• Work to do:
For this exercise, return only the lines from the line containing "Recreate this image as a Python script that uses seaborn" through the line containing "import seaborn as sns", both ends included, exactly as they are.
**** Listing
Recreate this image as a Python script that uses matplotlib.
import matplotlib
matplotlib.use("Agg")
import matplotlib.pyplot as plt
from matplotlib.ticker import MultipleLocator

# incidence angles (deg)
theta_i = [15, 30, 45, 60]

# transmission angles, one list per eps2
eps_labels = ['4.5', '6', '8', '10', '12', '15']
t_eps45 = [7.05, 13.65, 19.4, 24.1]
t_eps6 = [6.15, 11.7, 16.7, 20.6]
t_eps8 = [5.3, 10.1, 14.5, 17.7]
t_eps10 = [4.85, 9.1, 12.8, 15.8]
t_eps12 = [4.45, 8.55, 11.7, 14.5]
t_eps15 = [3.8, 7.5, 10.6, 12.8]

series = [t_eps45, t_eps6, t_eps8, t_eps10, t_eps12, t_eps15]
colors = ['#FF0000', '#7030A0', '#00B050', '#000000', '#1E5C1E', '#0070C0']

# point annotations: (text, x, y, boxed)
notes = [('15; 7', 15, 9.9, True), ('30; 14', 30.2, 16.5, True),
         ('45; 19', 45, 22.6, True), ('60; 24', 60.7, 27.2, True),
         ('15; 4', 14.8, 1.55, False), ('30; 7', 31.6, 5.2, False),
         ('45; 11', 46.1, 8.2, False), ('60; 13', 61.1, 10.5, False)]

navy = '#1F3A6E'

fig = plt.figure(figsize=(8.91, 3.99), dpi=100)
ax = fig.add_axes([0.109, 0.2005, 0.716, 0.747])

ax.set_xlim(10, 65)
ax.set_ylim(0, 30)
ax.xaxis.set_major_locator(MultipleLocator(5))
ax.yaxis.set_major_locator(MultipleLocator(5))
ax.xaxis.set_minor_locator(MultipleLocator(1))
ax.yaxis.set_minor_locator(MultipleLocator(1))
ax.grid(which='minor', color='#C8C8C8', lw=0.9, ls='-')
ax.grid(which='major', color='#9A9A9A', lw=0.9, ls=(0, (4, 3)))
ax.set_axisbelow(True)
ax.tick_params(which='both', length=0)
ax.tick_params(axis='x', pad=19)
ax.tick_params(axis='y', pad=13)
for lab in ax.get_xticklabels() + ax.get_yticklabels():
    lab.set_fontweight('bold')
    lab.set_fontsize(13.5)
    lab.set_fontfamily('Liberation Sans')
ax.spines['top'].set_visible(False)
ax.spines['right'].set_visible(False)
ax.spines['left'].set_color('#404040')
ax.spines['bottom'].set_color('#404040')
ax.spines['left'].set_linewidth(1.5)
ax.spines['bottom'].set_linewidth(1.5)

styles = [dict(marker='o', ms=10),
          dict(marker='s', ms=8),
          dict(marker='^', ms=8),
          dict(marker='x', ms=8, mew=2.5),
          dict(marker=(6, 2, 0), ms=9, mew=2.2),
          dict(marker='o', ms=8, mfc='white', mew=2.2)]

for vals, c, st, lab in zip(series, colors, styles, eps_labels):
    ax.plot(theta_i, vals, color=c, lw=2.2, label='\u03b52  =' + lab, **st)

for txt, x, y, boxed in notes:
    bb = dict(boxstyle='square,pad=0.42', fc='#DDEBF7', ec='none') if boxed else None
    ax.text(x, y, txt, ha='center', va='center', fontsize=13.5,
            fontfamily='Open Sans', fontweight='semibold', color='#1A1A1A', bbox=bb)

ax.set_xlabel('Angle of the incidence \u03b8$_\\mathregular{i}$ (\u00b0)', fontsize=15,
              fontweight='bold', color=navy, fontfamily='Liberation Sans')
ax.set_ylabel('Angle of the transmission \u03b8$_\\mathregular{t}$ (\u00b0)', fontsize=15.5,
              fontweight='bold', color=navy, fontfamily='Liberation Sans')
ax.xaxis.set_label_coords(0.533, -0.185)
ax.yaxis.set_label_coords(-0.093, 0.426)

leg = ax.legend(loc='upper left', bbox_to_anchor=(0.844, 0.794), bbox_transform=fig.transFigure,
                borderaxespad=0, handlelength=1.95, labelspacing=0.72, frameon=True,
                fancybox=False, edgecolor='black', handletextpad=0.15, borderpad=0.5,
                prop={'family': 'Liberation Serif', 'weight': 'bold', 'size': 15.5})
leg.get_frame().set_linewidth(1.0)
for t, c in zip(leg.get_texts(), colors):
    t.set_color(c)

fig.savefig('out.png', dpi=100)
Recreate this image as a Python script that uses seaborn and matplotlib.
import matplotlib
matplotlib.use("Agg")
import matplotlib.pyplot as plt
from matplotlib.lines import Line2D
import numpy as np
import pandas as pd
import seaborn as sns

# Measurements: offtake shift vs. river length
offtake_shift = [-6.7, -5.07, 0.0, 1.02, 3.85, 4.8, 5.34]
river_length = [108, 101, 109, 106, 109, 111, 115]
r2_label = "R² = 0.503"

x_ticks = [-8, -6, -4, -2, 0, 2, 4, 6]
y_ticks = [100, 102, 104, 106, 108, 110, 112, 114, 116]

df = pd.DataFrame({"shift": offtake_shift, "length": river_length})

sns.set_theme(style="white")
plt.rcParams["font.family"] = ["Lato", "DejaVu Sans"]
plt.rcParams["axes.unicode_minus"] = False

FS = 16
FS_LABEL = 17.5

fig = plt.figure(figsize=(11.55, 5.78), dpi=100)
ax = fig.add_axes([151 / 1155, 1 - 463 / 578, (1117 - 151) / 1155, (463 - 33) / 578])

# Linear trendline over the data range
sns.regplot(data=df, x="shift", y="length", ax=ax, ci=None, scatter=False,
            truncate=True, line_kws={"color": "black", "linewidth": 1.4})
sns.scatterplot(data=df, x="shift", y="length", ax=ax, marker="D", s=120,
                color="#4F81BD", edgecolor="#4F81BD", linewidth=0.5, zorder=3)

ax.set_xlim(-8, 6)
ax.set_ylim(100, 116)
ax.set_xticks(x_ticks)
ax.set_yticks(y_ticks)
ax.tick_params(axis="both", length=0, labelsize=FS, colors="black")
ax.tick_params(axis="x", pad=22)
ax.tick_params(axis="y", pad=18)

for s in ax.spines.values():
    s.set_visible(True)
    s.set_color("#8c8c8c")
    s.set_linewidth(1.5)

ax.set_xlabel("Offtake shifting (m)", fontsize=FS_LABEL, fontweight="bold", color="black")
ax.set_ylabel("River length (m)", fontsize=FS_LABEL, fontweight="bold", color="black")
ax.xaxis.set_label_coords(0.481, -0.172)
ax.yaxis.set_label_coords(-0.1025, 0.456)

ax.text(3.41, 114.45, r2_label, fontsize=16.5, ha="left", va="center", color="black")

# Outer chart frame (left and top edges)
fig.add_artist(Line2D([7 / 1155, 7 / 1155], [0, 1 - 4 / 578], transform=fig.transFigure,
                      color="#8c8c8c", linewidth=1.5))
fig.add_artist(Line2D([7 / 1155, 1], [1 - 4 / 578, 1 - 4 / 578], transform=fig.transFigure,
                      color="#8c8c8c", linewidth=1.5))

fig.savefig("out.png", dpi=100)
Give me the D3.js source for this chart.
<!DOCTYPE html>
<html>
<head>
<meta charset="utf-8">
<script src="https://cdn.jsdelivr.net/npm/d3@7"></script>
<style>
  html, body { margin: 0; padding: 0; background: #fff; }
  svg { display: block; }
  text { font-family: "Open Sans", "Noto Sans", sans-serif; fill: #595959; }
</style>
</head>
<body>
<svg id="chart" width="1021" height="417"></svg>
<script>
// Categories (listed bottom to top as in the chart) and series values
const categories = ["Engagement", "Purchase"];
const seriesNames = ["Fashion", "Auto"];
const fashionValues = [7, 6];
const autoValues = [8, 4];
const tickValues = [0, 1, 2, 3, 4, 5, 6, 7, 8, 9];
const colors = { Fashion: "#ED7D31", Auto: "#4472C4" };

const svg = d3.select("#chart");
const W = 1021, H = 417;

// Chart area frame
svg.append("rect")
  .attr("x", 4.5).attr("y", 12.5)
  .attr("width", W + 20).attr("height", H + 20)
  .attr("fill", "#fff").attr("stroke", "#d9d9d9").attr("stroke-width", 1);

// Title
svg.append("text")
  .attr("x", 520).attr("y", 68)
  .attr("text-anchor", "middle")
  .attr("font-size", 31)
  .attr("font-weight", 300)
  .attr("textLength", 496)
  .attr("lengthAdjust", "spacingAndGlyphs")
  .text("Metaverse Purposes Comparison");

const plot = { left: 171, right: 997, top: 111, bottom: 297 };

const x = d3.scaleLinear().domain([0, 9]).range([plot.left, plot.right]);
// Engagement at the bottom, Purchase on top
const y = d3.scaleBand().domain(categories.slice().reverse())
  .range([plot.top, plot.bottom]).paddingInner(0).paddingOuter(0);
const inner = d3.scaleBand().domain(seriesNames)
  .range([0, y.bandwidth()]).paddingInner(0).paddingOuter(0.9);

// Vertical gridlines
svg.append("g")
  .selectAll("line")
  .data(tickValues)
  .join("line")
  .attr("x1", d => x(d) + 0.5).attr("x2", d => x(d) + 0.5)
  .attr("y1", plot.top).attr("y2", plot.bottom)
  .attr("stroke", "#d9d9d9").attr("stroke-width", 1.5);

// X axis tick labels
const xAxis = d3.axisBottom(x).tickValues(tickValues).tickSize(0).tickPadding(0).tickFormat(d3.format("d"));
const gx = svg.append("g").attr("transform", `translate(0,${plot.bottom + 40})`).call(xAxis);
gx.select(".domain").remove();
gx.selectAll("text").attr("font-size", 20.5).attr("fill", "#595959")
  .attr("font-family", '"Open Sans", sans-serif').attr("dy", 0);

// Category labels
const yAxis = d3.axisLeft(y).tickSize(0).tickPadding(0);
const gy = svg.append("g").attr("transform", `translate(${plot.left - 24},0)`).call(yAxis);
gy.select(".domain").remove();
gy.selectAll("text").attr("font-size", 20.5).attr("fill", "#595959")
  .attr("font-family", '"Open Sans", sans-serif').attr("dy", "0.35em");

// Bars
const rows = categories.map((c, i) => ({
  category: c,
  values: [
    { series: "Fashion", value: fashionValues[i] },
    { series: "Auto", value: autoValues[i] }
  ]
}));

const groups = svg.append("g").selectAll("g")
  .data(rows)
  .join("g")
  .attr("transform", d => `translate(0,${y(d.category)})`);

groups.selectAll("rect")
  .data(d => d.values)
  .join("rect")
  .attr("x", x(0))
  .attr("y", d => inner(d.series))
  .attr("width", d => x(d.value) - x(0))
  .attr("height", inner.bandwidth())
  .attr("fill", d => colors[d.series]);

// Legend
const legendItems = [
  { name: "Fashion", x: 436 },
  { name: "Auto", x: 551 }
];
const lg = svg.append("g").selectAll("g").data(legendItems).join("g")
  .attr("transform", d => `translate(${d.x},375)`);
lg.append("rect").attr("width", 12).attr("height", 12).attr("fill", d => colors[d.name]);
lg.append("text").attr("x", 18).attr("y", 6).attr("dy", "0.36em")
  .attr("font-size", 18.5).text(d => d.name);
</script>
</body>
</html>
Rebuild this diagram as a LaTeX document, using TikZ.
********
• Task solution:
Recreate this image as a Python script that uses seaborn and matplotlib.
import matplotlib
matplotlib.use("Agg")
import matplotlib.pyplot as plt
from matplotlib.lines import Line2D
import numpy as np
import pandas as pd
import seaborn as sns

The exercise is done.